> [Description of the task] Say the number of lines containing the string "this", and say nothing else.

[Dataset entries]
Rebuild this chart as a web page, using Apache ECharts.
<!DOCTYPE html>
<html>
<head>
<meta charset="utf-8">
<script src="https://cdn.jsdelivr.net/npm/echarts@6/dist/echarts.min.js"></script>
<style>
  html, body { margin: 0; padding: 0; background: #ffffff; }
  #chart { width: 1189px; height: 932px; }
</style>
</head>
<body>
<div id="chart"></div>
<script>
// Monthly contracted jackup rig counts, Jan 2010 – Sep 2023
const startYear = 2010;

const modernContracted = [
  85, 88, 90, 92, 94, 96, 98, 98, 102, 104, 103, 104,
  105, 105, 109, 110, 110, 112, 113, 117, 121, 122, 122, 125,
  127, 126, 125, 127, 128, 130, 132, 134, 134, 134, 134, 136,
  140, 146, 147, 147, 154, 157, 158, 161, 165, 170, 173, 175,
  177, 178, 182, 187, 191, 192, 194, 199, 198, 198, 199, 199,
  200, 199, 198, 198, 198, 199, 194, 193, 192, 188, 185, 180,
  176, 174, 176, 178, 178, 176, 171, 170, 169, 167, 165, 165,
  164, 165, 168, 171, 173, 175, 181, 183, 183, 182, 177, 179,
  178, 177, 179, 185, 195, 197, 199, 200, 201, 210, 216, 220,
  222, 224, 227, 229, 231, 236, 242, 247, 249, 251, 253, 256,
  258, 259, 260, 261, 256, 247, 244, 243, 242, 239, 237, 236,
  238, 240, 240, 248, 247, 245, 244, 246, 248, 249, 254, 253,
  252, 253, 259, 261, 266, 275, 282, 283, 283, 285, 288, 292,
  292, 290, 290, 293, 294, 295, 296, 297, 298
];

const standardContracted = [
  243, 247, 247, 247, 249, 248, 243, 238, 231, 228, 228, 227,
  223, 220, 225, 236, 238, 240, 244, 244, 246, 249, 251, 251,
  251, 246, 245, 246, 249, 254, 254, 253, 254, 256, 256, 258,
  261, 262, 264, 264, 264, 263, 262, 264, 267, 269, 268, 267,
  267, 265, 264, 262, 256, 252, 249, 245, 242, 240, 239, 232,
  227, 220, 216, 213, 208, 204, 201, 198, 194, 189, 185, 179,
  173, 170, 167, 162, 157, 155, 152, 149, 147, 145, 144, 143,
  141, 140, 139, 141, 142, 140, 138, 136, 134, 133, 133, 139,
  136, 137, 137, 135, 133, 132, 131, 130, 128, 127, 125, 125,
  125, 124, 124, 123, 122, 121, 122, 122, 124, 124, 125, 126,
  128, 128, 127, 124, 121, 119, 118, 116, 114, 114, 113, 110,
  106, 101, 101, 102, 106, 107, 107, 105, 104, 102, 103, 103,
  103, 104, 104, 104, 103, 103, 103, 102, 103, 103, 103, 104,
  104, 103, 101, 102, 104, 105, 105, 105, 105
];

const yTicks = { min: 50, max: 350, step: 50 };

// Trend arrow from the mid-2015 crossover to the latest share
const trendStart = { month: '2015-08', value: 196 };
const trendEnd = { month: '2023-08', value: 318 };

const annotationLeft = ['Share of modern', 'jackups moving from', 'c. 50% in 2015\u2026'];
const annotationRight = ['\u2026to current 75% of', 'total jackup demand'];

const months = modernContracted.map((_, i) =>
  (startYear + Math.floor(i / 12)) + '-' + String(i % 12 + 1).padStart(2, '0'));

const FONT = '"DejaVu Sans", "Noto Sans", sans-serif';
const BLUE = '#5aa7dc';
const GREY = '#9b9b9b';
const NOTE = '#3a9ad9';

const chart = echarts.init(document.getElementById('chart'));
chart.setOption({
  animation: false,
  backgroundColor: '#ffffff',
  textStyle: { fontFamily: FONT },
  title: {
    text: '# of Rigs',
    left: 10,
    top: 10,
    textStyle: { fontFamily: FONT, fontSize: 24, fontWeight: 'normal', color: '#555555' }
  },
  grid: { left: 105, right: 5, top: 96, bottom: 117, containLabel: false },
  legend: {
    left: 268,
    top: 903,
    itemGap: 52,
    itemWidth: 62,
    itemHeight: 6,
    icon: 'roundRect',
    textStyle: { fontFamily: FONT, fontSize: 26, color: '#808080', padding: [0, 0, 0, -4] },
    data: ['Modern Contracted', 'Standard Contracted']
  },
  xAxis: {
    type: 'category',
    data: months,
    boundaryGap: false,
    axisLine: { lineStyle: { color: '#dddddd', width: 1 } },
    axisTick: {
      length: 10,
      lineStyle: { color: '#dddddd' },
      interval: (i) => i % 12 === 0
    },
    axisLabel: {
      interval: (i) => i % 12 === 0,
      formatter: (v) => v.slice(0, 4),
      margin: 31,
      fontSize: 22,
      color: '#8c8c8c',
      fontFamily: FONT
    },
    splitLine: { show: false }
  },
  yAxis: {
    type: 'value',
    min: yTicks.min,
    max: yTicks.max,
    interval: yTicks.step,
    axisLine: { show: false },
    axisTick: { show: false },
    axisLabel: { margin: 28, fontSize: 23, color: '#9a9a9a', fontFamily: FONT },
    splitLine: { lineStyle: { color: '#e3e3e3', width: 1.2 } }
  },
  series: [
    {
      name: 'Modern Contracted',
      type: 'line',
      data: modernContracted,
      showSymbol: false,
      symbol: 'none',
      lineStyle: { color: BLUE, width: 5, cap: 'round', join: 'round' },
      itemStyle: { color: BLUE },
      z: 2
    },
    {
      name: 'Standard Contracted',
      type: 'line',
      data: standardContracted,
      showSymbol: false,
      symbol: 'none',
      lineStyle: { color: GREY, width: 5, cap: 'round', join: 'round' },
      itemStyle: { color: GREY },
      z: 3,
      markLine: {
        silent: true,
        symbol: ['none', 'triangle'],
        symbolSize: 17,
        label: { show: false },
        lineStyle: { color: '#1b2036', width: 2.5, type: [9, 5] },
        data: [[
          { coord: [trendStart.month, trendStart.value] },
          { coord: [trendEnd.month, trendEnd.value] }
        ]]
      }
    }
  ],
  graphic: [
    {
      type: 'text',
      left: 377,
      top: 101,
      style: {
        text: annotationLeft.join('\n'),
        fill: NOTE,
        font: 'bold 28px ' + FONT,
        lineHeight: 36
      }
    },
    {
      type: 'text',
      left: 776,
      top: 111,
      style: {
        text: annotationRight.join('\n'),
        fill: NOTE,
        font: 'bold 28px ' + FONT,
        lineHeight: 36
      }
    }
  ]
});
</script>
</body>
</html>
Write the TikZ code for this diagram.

> [Correct response] 2